When I first started this blog two years ago I was riding the high of an inspiring photography walking tour in Seattle and I was fueled by mounting adrenaline as I quickly approached college graduation. Photography was an escape and a destination; a means of turning my back on the traditional career route in favor of the exciting prospect of being my own boss and running my own business. This all was happening in conjunction with Christ drawing me deeper into a relationship with him and making me exponentially more aware of the scope of his kingdom and plans. Slowly but surely this blog documented my development as a photographer and as a follower of Christ, and behind the scenes this translated into my growing desire to use photography to glorify God and serve as a testament to his goodness and beauty.
Here’s where I went wrong:
I started to believe that since my photographic aspirations were aligned with God-honoring intentions, everything should just fall into place easily and smoothly almost as if by magic. God does, after all, have a perfect and wonderful plan. All we have to do is walk in it.

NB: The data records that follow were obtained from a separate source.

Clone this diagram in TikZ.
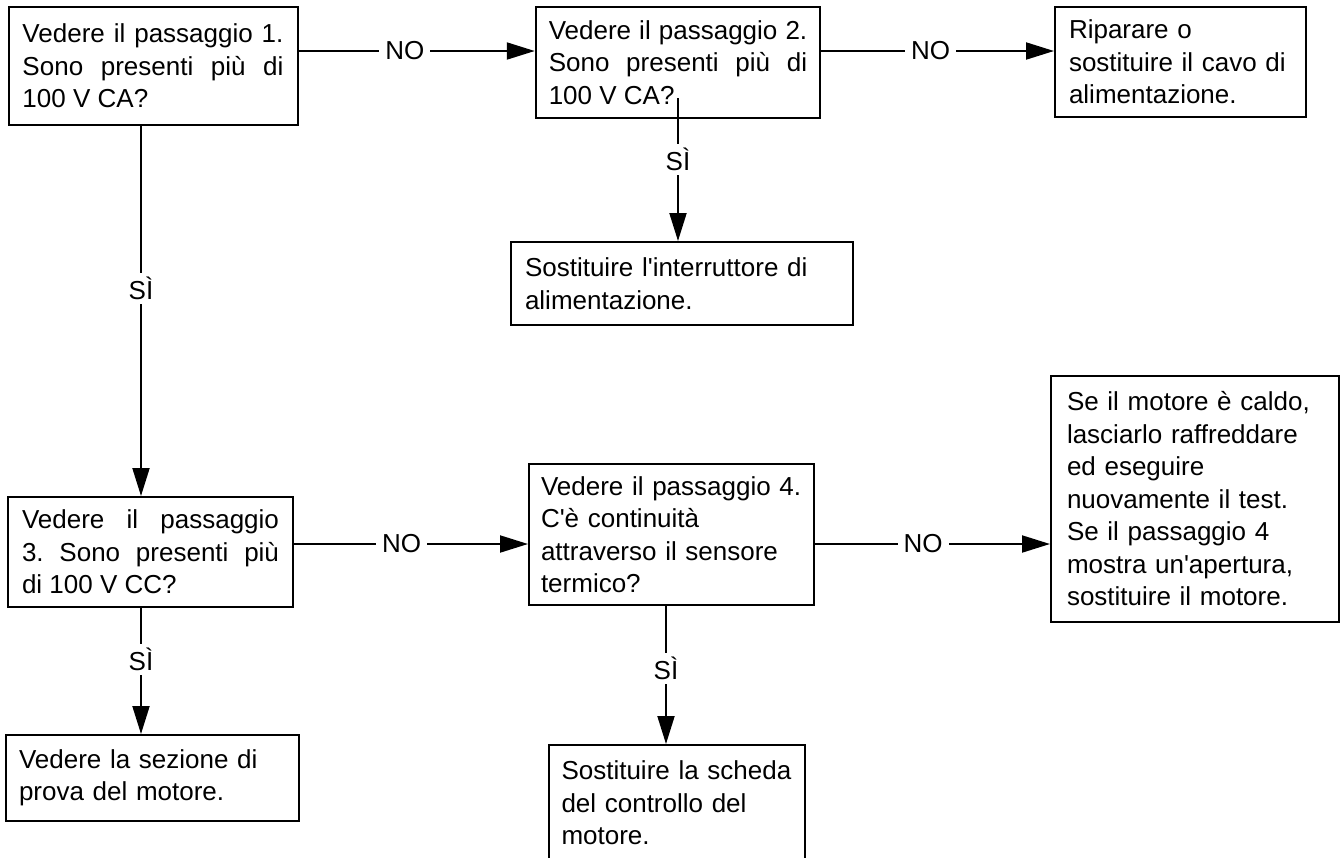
\documentclass[tikz,border=0pt]{standalone}
\usepackage{fontspec}
\newfontfamily\flowfont{Liberation Sans}[Ligatures=TeXOff]
\usepackage{tikz}
\usetikzlibrary{arrows.meta, positioning, calc}
\frenchspacing

\begin{document}
\begin{tikzpicture}[
    x=0.5pt, y=-0.5pt,
    font=\flowfont\fontsize{13}{16.25}\selectfont,
    >={Triangle[length=14pt, width=8.5pt]},
    box/.style={draw, line width=1pt, inner xsep=7pt, inner ysep=0pt, align=left},
    jbox/.style={box, align=justify},
    lbl/.style={fill=white, inner xsep=3pt, inner ysep=2pt},
    arrow/.style={->, line width=1pt}
]
\path[use as bounding box, clip] (0,0) rectangle (1341,858);

% Helper coordinates for connector rows and columns
\coordinate (rowA) at (0,51);
\coordinate (rowC) at (0,544);
\coordinate (colA) at (141,0);
\coordinate (colD) at (666,0);

% Nodes
\node[jbox, text width=130.5pt, minimum height=59pt, inner xsep=7pt] (stepA) at (153,66) {Vedere il passaggio 1.\linebreak Sono presenti più di\linebreak 100 V CA?};
\node[jbox, text width=129.25pt, minimum height=55.5pt, inner xsep=6.5pt] (stepB) at (678,62.5) {Vedere il passaggio 2.\linebreak Sono presenti più di\linebreak 100 V CA?};
\node[box, text width=111.5pt, minimum height=55pt] (repair) at (1180.5,62) {Riparare o\\sostituire il cavo di\\alimentazione.};
\node[box, text width=157pt, minimum height=41.5pt] (switch) at (682,283.5) {Sostituire l'interruttore di\\alimentazione.};

\node[jbox, text width=128.5pt, minimum height=55pt] (stepC) at (150.5,552) {Vedere il passaggio\linebreak 3. Sono presenti più\linebreak di 100 V CC?};
\node[box, text width=133.5pt, minimum height=43pt, inner xsep=6.5pt] (motortest) at (152.5,778) {Vedere la sezione di\\prova del motore.};
\node[box, text width=130.5pt, minimum height=70.5pt, inner xsep=6pt] (stepD) at (671.5,534.5) {Vedere il passaggio 4.\\C'è continuità\\attraverso il sensore\\termico?};
\node[box, text width=115.5pt, minimum height=58pt, inner xsep=6.25pt] (board) at (677,803) {Sostituire la scheda\\del controllo del\\motore.};
\node[box, text width=128pt, minimum height=123pt, inner xsep=8pt] (cool) at (1195,499) {Se il motore è caldo,\\lasciarlo raffreddare\\ed eseguire\\nuovamente il test.\\Se il passaggio 4\\mostra un'apertura,\\sostituire il motore.};

% Arrows
\draw[arrow] (stepA.east |- rowA) -- node[lbl, pos=0.45] {NO} (stepB.west |- rowA);
\draw[arrow] (stepB.east |- rowA) -- node[lbl, pos=0.47] {NO} (repair.west |- rowA);
\draw[arrow] (stepA.south -| colA) -- node[lbl, pos=0.44] {SÌ} (stepC.north -| colA);
\draw[arrow] ([yshift=10.5pt]stepB.south) -- node[lbl, pos=0.43] {SÌ} (switch.north -| stepB.south);

\draw[arrow] (stepC.east |- rowC) -- node[lbl, pos=0.46] {NO} (stepD.west |- rowC);
\draw[arrow] (stepD.east |- rowC) -- node[lbl, pos=0.46] {NO} (cool.west |- rowC);
\draw[arrow] (stepC.south -| colA) -- node[lbl, pos=0.41] {SÌ} (motortest.north -| colA);
\draw[arrow] (stepD.south -| colD) -- node[lbl, pos=0.45] {SÌ} (board.north -| colD);

\end{tikzpicture}
\end{document}
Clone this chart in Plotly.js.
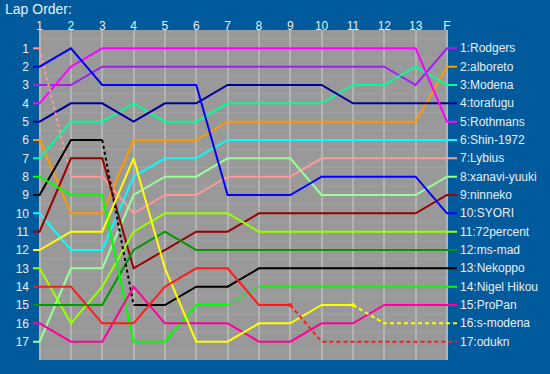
<!DOCTYPE html>
<html>
<head>
<meta charset="utf-8">
<script src="https://cdn.plot.ly/plotly-3.0.1.min.js"></script>
<style>html,body{margin:0;padding:0;background:#005a9c;}#chart{width:550px;height:374px;}</style>
</head>
<body>
<div id="chart"></div>
<script>
// ---- data ----
const lapLabels = ['1','2','3','4','5','6','7','8','9','10','11','12','13','F'];
const drivers = ['Rodgers','alboreto','Modena','torafugu','Rothmans','Shin-1972','Lybius','xanavi-yuuki','ninneko','SYORI','72percent','ms-mad','Nekoppo','Nigel Hikou','ProPan','s-modena','odukn'];
const Rodgers     = [3,3,2,2,2,2,2,2,2,2,2,2,3,1];
const alboreto    = [6,10,10,6,6,6,5,5,5,5,5,5,5,2];
const Modena      = [7,5,5,4,5,5,4,4,4,4,3,3,2,3];
const torafugu    = [5,4,4,5,4,4,3,3,3,3,4,4,4,4];
const Rothmans    = [4,2,1,1,1,1,1,1,1,1,1,1,1,5];
const Shin1972    = [10,12,12,8,7,7,6,6,6,6,6,6,6,6];
const Lybius      = [1,8,8,10,9,9,8,8,8,7,7,7,7,7];
const xanaviYuuki = [17,13,13,9,8,8,7,7,7,9,9,9,9,8];
const ninneko     = [11,7,7,13,12,11,11,10,10,10,10,10,10,9];
const SYORI       = [2,1,3,3,3,3,9,9,9,8,8,8,8,10];
const percent72   = [13,16,14,11,10,10,10,11,11,11,11,11,11,11];
const msMad       = [15,15,15,12,11,12,12,12,12,12,12,12,12,12];
const Nekoppo     = [9,6,6,15,15,14,14,13,13,13,13,13,13,13];
const NigelHikou  = [8,9,9,17,17,15,15,14,14,14,14,14,14,14];
const ProPan      = [16,17,17,14,16,16,16,17,17,16,16,15,15,15];
const sModena     = [12,11,11,7,13,17,17,16,16,15,15,16,16,16];
const odukn       = [14,14,16,16,14,13,13,15,15,17,17,17,17,17];
const series = [Rodgers,alboreto,Modena,torafugu,Rothmans,Shin1972,Lybius,xanaviYuuki,ninneko,SYORI,percent72,msMad,Nekoppo,NigelHikou,ProPan,sModena,odukn];
// lap transitions drawn dotted (from lap, to lap) and laps after which a line turns dashed
const dottedLaps = {'Lybius':[[1,2]], 'Nekoppo':[[3,4]], 'Nigel Hikou':[[7,8]]};
const dashedFromLap = {'s-modena':11, 'odukn':9};

// ---- styling ----
const colors = ['#a020f0','#ff9900','#00ff99','#000099','#ff00ff','#00ffff','#ff9999','#99ff99','#990000','#0000ff','#99ff00','#009900','#000000','#00ff00','#ff0099','#ffff00','#ff1a1a'];
const TXT = '#e8eef5';
const FONT = 'Liberation Sans, Arial, sans-serif';
const nLaps = lapLabels.length;
const lapX = lapLabels.map((_, i) => i + 1);
const X_L = 1 - 0.21, X_R = nLaps + 0.32;

const traces = [];
drivers.forEach((name, d) => {
  const pos = series[d];
  const xs = [X_L].concat(lapX, [X_R]);
  const ys = [pos[0]].concat(pos, [pos[pos.length - 1]]);
  const segStyle = [];
  for (let k = 0; k < xs.length - 1; k++) {
    let st = 'solid';
    const a = xs[k], b = xs[k + 1];
    (dottedLaps[name] || []).forEach(p => { if (a === p[0] && b === p[1]) st = 'dot'; });
    if (dashedFromLap[name] !== undefined && a >= dashedFromLap[name]) st = 'dash';
    segStyle.push(st);
  }
  ['solid','dot','dash'].forEach(st => {
    const tx = [], ty = [];
    let open = false;
    for (let k = 0; k < segStyle.length; k++) {
      if (segStyle[k] === st) {
        if (!open) { tx.push(xs[k]); ty.push(ys[k]); open = true; }
        tx.push(xs[k + 1]); ty.push(ys[k + 1]);
      } else if (open) { tx.push(null); ty.push(null); open = false; }
    }
    if (tx.length) {
      traces.push({
        type: 'scatter', mode: 'lines', x: tx, y: ty, hoverinfo: 'skip', showlegend: false,
        line: {color: colors[d], width: 2, dash: st === 'solid' ? 'solid' : (st === 'dot' ? '3px,3px' : '4px,3px')}
      });
    }
  });
  if (dashedFromLap[name] !== undefined) {
    const L = dashedFromLap[name];
    traces.push({type:'scatter', mode:'markers', x:[L], y:[pos[L - 1]], hoverinfo:'skip', showlegend:false,
      marker:{color: colors[d], size: 4}});
  }
});

const shapes = [{type:'rect', xref:'x', yref:'paper', x0:1, x1:nLaps, y0:0, y1:1, fillcolor:'#999999', line:{width:0}, layer:'below'}];
for (let r = 0; r <= drivers.length; r++) {
  shapes.push({type:'line', xref:'x', yref:'y', x0:1, x1:nLaps, y0:r + 0.5, y1:r + 0.5, line:{color:'#a3a3a3', width:1}, layer:'below'});
}

const annotations = drivers.map((name, d) => {
  const fin = series[d][series[d].length - 1];
  return {x: X_R, y: fin, xref:'x', yref:'y', text: fin + ':' + name, showarrow:false, xanchor:'left', yanchor:'middle', xshift:1,
    font:{family: FONT, size: 12, color: TXT}};
});

const layout = {
  width: 550, height: 374,
  paper_bgcolor: '#005a9c', plot_bgcolor: '#005a9c',
  margin: {l: 33, r: 93, t: 30, b: 14, pad: 0},
  title: {text: 'Lap Order:', x: 5/550, xref:'container', xanchor:'left', y: 1 - 9/374, yref:'container', yanchor:'middle',
    font: {family: FONT, size: 14, color: TXT}},
  xaxis: {range: [X_L, X_R], side: 'top', tickvals: lapX, ticktext: lapLabels, showgrid: true, gridcolor: '#b3b3b3', gridwidth: 2,
    zeroline: false, showline: false, ticks: '', ticklabelstandoff: -3, tickfont: {family: FONT, size: 12, color: TXT}, fixedrange: true},
  yaxis: {range: [18, 0], tickvals: drivers.map((_, i) => i + 1), ticktext: drivers.map((_, i) => String(i + 1)), showgrid: false,
    zeroline: false, showline: false, ticks: '', ticklabelstandoff: 3, tickfont: {family: FONT, size: 12, color: TXT}, fixedrange: true},
  shapes: shapes, annotations: annotations, showlegend: false
};
Plotly.newPlot('chart', traces, layout, {staticPlot: true, displayModeBar: false});
</script>
</body>
</html>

But instead of walking in God’s plan I allowed myself to become busied in other tasks, responsibilities, and jobs. I wasn’t walking, I was waiting for God to swoop in like a magician to sprinkle magic fairy dust over everything and make all my dreams come true. A year and a half later, when nothing had changed, I started to doubt God’s plan for me.
Oh, how wrong was I, thinking God is a magician who works to satisfy our every whim.
Part of our walk with God requires
steps, leaps, bounds of faith. This faith is evidence of our trust in God to work out everything for our good according to HIS plan. Not our plan, or our expectations for life, but His plan. I had been so paralyzed by fear of making a mistake or of experiencing disappointment that I wasn’t doing anything to move forward. I wasn’t stepping out in faith because I didn’t trust God, or at least because I didn’t trust God with my plan. The result was nothing short of my feet getting so stuck in the mud that my only choice was to reach up with trusting arms so that God could lift me out of my sterile and controlled environment. The thing about this though, is that I also have to trust that God will place my feet back on good soil. I also have to do my part and take those steps of faith in order to allow God to direct me, realizing that a rejection here or closed door there are merely signposts from God steering me in the right direction.
So I’m taking a step. For a while now I’ve known that in order to really commit to photography in any capacity I needed to pull myself together and invest in a real website with a portfolio that communicates “I’m not just a hobbyist” (because that’s how I was treating my photography and that’s what I was subsequently limited to). I’ve heard it said that a photographer’s website is their handshake, and a photographer’s blog is their voice. Well, I had plenty of voice but I wasn’t making any first impressions. That’s why I decided to suit up, put on my big girl pants, surrender my fear of judgment, failure, etc etc blah blah blah lies lies lies and really take a risk. (Let it also be said that I’m additionally fully committing myself to finding an adult careerish job…hi Mom.)
Today I launched my first official website and I couldn’t be more blessed by the response I received from my family and friends. Thank you ALL for being so supportive of me and encouraging! You are my cheerleaders and I couldn’t run this race without you!